The former half-governor was a red-meat cornucopia to the angry and fearful, but it doesn’t take Carl Jung to figure out what’s at work here. Palin has a chip on her shoulder like a 2-by-4, and there is a mean-spiritedness that underlies her entire message. She suffers from the inferiority complex of the ruthlessly ambitious but otherwise average. She is in rebellion against those whom she sees as the “elites,” as opposed to “hard-working Americans” like herself. Palin boasts that she never attended an exclusive Eastern university but worked her way through a series of community colleges before earning her journalism degree. She got a gig on local news as a sportscaster; she took music lessons; she entered beauty pageants — all attributes of someone who wants to be in front of the camera. When those efforts came a cropper, she and Todd found God and politics. And when Miss Wasilla became the mayor of Wasilla, the cross-eyed girl became a swan. Palin discovered that, like a one-eyed man in the world of the blind, a fairly attractive person could be a star in the realm of the homely. There just aren’t that many pretty politicians, and the Republican Party is always looking for the next Dan Quayle.

Disguising hate speech is Palin’s forte, but even she surpassed the gag threshold by rhetorically asking Obama supporters, “How’s that hopey, changey thing workin’ out for ya?” The mob went wild when she said that we needed a commander in chief and not a “law professor speaking at a lectern.” Although Palin was likely referring to Obama’s professorial “elitism,” judging from the Rebel Yell, her Southern audience probably took it in another way. See, in Tea Party world, they don’t like it when our Negroes go off to study law and start believing they know everything. But Sarah mindlessly continued to stoke the resentments of her all-white audience, and they responded like a crowd at a monster truck rally.

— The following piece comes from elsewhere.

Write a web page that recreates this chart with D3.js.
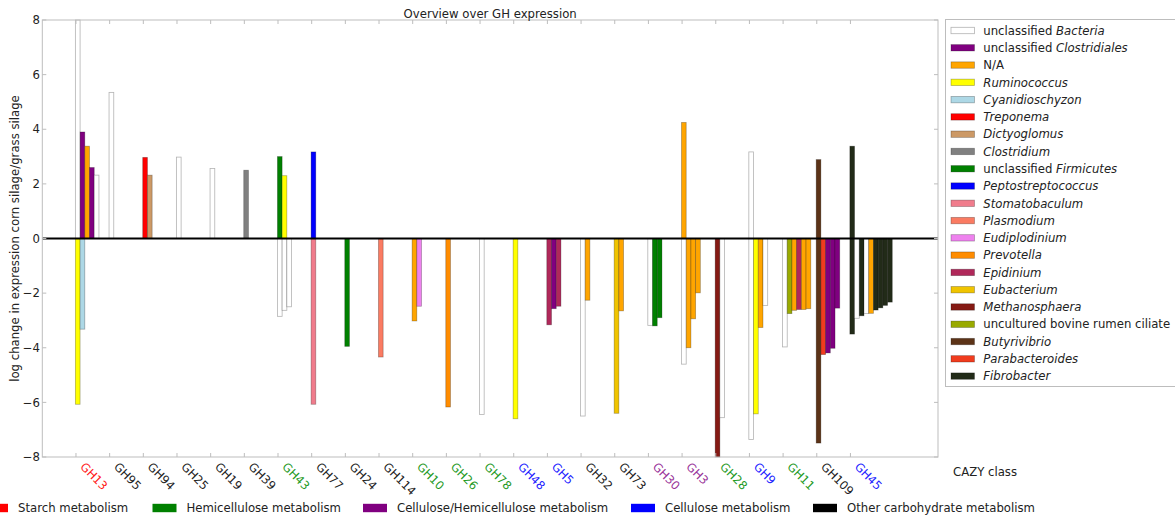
<!DOCTYPE html>
<html>
<head>
<meta charset="utf-8">
<script src="https://cdn.jsdelivr.net/npm/d3@7"></script>
<style>
  html, body { margin: 0; padding: 0; background: #fff; }
  svg { display: block; font-family: "DejaVu Sans", sans-serif; }
</style>
</head>
<body>
<svg id="chart" width="1175" height="520"></svg>
<script>
// CAZY classes along the x axis and the metabolism group each belongs to
const categories = ["GH13","GH95","GH94","GH25","GH19","GH39","GH43","GH77","GH24","GH114",
  "GH10","GH26","GH78","GH48","GH5","GH32","GH73","GH30","GH3","GH28","GH9","GH11","GH109","GH45"];
const categoryGroup = ["starch","other","other","other","other","other","hemi","other","other","other",
  "hemi","hemi","hemi","cell","cell","other","other","cellhemi","cellhemi","hemi","cell","hemi","other","cell"];

// metabolism groups (bottom legend and tick label colours)
const groupKeys = ["starch","hemi","cellhemi","cell","other"];
const groupNames = ["Starch metabolism","Hemicellulose metabolism","Cellulose/Hemicellulose metabolism",
  "Cellulose metabolism","Other carbohydrate metabolism"];
const groupColors = ["#ff0000","#008000","#800080","#0000ff","#000000"];
const groupLabelColors = ["#ff1a1a","#1f9a1f","#993399","#2222ff","#222222"];

// taxa (right legend)
const taxaKeys = ["Bac","Clo","NA","Rum","Cya","Tre","Dic","Cls","Fir","Pep","Sto",
  "Pla","Eud","Pre","Epi","Eub","Met","Ubr","But","Par","Fib"];
const taxaPlain = ["unclassified ","unclassified ","N/A","","","","","","unclassified ","","",
  "","","","","","","uncultured bovine rumen ciliate","","",""];
const taxaItalic = ["Bacteria","Clostridiales","","Ruminococcus","Cyanidioschyzon","Treponema",
  "Dictyoglomus","Clostridium","Firmicutes","Peptostreptococcus","Stomatobaculum","Plasmodium",
  "Eudiplodinium","Prevotella","Epidinium","Eubacterium","Methanosphaera","","Butyrivibrio",
  "Parabacteroides","Fibrobacter"];
const taxaColors = ["#ffffff","#800080","#ffa500","#ffff00","#add8e6","#ff0000","#cc9966","#808080",
  "#008000","#0000ff","#f07c8c","#fa7b62","#ee82ee","#ff8c00","#b0285a","#f0c400","#851a14",
  "#99aa00","#5c3317","#f03c1e","#222b18"];

// up-regulated bars per class (taxon, log change)
const upTaxa = [
  ["Bac","Clo","NA","Clo","Bac"], ["Bac"], ["Tre","Dic"], ["Bac"], ["Bac"], ["Cls"],
  ["Fir","Rum"], ["Pep"], [], [], [], [], [], [], [], [], [], [],
  ["NA"], [], ["Bac"], [], ["But"], ["Fib"]
];
const upValues = [
  [8.0, 3.9, 3.38, 2.6, 2.32], [5.35], [2.97, 2.32], [2.98], [2.56], [2.5],
  [3.0, 2.3], [3.17], [], [], [], [], [], [], [], [], [], [],
  [4.25], [], [3.17], [], [2.89], [3.38]
];

// down-regulated bars per class (taxon, log change)
const downTaxa = [
  ["Rum","Cya"], [], [], [], [], [],
  ["Bac","Bac","Bac"], ["Sto"], ["Fir"], ["Pla"], ["NA","Eud"], ["Pre"], ["Bac"], ["Rum"],
  ["Epi","Clo","Epi"], ["Bac","NA"], ["Eub","NA"], ["Bac","Fir","Fir"],
  ["Bac","NA","NA","NA"], ["Met","Bac"], ["Bac","Rum","NA","Bac"],
  ["Bac","Ubr","NA","Epi","NA","NA"], ["But","Par","Clo","Clo","Clo"],
  ["Fib","Bac","Fib","Bac","NA","Fib","Fib","Fib","Fib"]
];
const downValues = [
  [-6.07, -3.32], [], [], [], [], [],
  [-2.85, -2.63, -2.5], [-6.07], [-3.95], [-4.34], [-3.02, -2.48], [-6.17], [-6.44], [-6.6],
  [-3.16, -2.57, -2.48], [-6.5, -2.26], [-6.4, -2.65], [-3.18, -3.2, -2.9],
  [-4.6, -4.0, -2.94, -1.99], [-8.0, -6.56], [-7.36, -6.42, -3.26, -2.45],
  [-3.97, -2.75, -2.63, -2.6, -2.6, -2.57], [-7.49, -4.25, -4.19, -4.02, -2.55],
  [-3.5, -2.92, -2.83, -2.75, -2.74, -2.62, -2.54, -2.45, -2.33]
];

const yTicks = [8, 6, 4, 2, 0, -2, -4, -6, -8];

// ---- layout ----
const svg = d3.select("#chart");
const plot = { left: 42.3, right: 938, top: 20, bottom: 457 };
const barWidth = 0.14;              // in class units
const fontSize = 11.7;
const frameColor = "#bdbdbd";

const x = d3.scaleLinear().domain([0, 26.6]).range([plot.left, plot.right]);
const y = d3.scaleLinear().domain([-8, 8]).range([plot.bottom, plot.top]);
const taxonColor = d3.scaleOrdinal().domain(taxaKeys).range(taxaColors);
const groupColor = d3.scaleOrdinal().domain(groupKeys).range(groupColors);
const groupLabelColor = d3.scaleOrdinal().domain(groupKeys).range(groupLabelColors);

// plot background and frame
svg.append("rect")
  .attr("x", plot.left).attr("y", plot.top)
  .attr("width", plot.right - plot.left).attr("height", plot.bottom - plot.top)
  .attr("fill", "#fff");

// bars
function barRows(taxa, values) {
  const rows = [];
  categories.forEach((c, i) => {
    values[i].forEach((v, j) => rows.push({ cat: i, slot: j, taxon: taxa[i][j], value: v }));
  });
  return rows;
}
const bars = barRows(upTaxa, upValues).concat(barRows(downTaxa, downValues));
const bw = x(barWidth) - x(0);

svg.append("g").selectAll("rect").data(bars).join("rect")
  .attr("x", d => x(d.cat + 1 + d.slot * barWidth) - 0.6)
  .attr("y", d => y(Math.max(0, d.value)))
  .attr("width", bw)
  .attr("height", d => Math.abs(y(d.value) - y(0)))
  .attr("fill", d => taxonColor(d.taxon))
  .attr("stroke", "rgba(0,0,0,0.3)")
  .attr("stroke-width", 0.8);

// zero line
svg.append("line")
  .attr("x1", plot.left).attr("x2", plot.right)
  .attr("y1", y(0)).attr("y2", y(0))
  .attr("stroke", "#000").attr("stroke-width", 2);

// frame
svg.append("rect")
  .attr("x", plot.left).attr("y", plot.top)
  .attr("width", plot.right - plot.left).attr("height", plot.bottom - plot.top)
  .attr("fill", "none").attr("stroke", frameColor).attr("stroke-width", 1);

// inward ticks on all four sides
const tickLen = 4;
const xTickPos = categories.map((c, i) => i + 1);
const tg = svg.append("g").attr("stroke", frameColor).attr("stroke-width", 1);
xTickPos.forEach(t => {
  tg.append("line").attr("x1", x(t)).attr("x2", x(t)).attr("y1", plot.bottom).attr("y2", plot.bottom - tickLen);
  tg.append("line").attr("x1", x(t)).attr("x2", x(t)).attr("y1", plot.top).attr("y2", plot.top + tickLen);
});
yTicks.forEach(t => {
  tg.append("line").attr("x1", plot.left).attr("x2", plot.left + tickLen).attr("y1", y(t)).attr("y2", y(t));
  tg.append("line").attr("x1", plot.right).attr("x2", plot.right - tickLen).attr("y1", y(t)).attr("y2", y(t));
});

// y tick labels
svg.append("g").selectAll("text").data(yTicks).join("text")
  .attr("x", 40).attr("y", d => y(d)).attr("dy", "0.36em")
  .attr("text-anchor", "end").attr("font-size", fontSize).attr("fill", "#222")
  .text(d => d < 0 ? "\u2212" + Math.abs(d) : d);

// x tick labels, rotated and coloured by metabolism group
svg.append("g").selectAll("text").data(categories).join("text")
  .attr("transform", (d, i) => `translate(${x(i + 1) + 3.5},${plot.bottom + 10.5}) rotate(45)`)
  .attr("font-size", fontSize)
  .attr("fill", (d, i) => groupLabelColor(categoryGroup[i]))
  .text(d => d);

// axis titles
svg.append("text")
  .attr("transform", `translate(18.5,${(plot.top + plot.bottom) / 2}) rotate(-90)`)
  .attr("text-anchor", "middle").attr("font-size", fontSize).attr("fill", "#222")
  .text("log change in expression corn silage/grass silage");

svg.append("text")
  .attr("x", 953).attr("y", 476)
  .attr("font-size", fontSize).attr("fill", "#222")
  .text("CAZY class");

svg.append("text")
  .attr("x", (plot.left + plot.right) / 2).attr("y", 18)
  .attr("text-anchor", "middle").attr("font-size", fontSize).attr("fill", "#222")
  .text("Overview over GH expression");

// taxa legend
const lg = svg.append("g");
lg.append("rect")
  .attr("x", 945.5).attr("y", 19.5).attr("width", 240).attr("height", 367)
  .attr("fill", "#fff").attr("stroke", frameColor);
const rowStep = 17.28;
const rows = lg.selectAll("g.row").data(taxaKeys).join("g")
  .attr("class", "row")
  .attr("transform", (d, i) => `translate(0,${30.5 + i * rowStep})`);
rows.append("rect")
  .attr("x", 951).attr("y", -3.2).attr("width", 23.5).attr("height", 6.4)
  .attr("fill", d => taxonColor(d))
  .attr("stroke", "rgba(0,0,0,0.3)").attr("stroke-width", 0.8);
const rowText = rows.append("text")
  .attr("x", 983.3).attr("dy", "0.36em")
  .attr("font-size", fontSize).attr("fill", "#222");
rowText.append("tspan").text((d, i) => taxaPlain[i]);
rowText.append("tspan").attr("font-style", "italic").text((d, i) => taxaItalic[i]);

// metabolism group legend along the bottom
const groupPatchX = [-16, 152.5, 363, 631, 813];
const bg = svg.append("g").selectAll("g").data(groupKeys).join("g")
  .attr("transform", (d, i) => `translate(${groupPatchX[i]},508)`);
bg.append("rect")
  .attr("x", 0).attr("y", -4.2).attr("width", 24).attr("height", 8.4)
  .attr("fill", d => groupColor(d));
bg.append("text")
  .attr("x", 34).attr("dy", "0.36em")
  .attr("font-size", fontSize).attr("fill", "#222")
  .text((d, i) => groupNames[i]);
</script>
</body>
</html>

The degree of racial animus varies throughout the South, but nothing much has changed in the way of visceral attitudes. In Memphis, where there is racial voting parity, public jibes are now couched in prosaic phrases, because it’s not acceptable any longer to be openly racist (unless you’re former mayor W.W. Herenton, who makes up his own rules). In Nashville, they have no such restraint. I never witnessed more blatant racism anywhere than in my decade of living in the Music City. So it was appropriate that the Tea Party Convention was held at Opryland. The conventioneers have convinced themselves that they are the “real” Americans and the true “patriots” upon whose shoulders falls the duty of purging the government of subversive elements. So did the Dixiecrats, the McCarthyites, and the Wallace devotees. The only difference now is that the reactionaries have a pretty face to follow straight to hell. After a season of slander and worse, this bunch has revealed its true nature, and just like Johnny Nash, “I can see clearly now.” But don’t attempt to disguise yourselves as “fiscal conservatives” or “small-government libertarians” when you’re nothing more than another movement in a long line of misinformed lynch mobs. If knowledge is power, then knowledge of history is the power to avert bullshit when you see it coming. There’s an enormous mudslide on the way.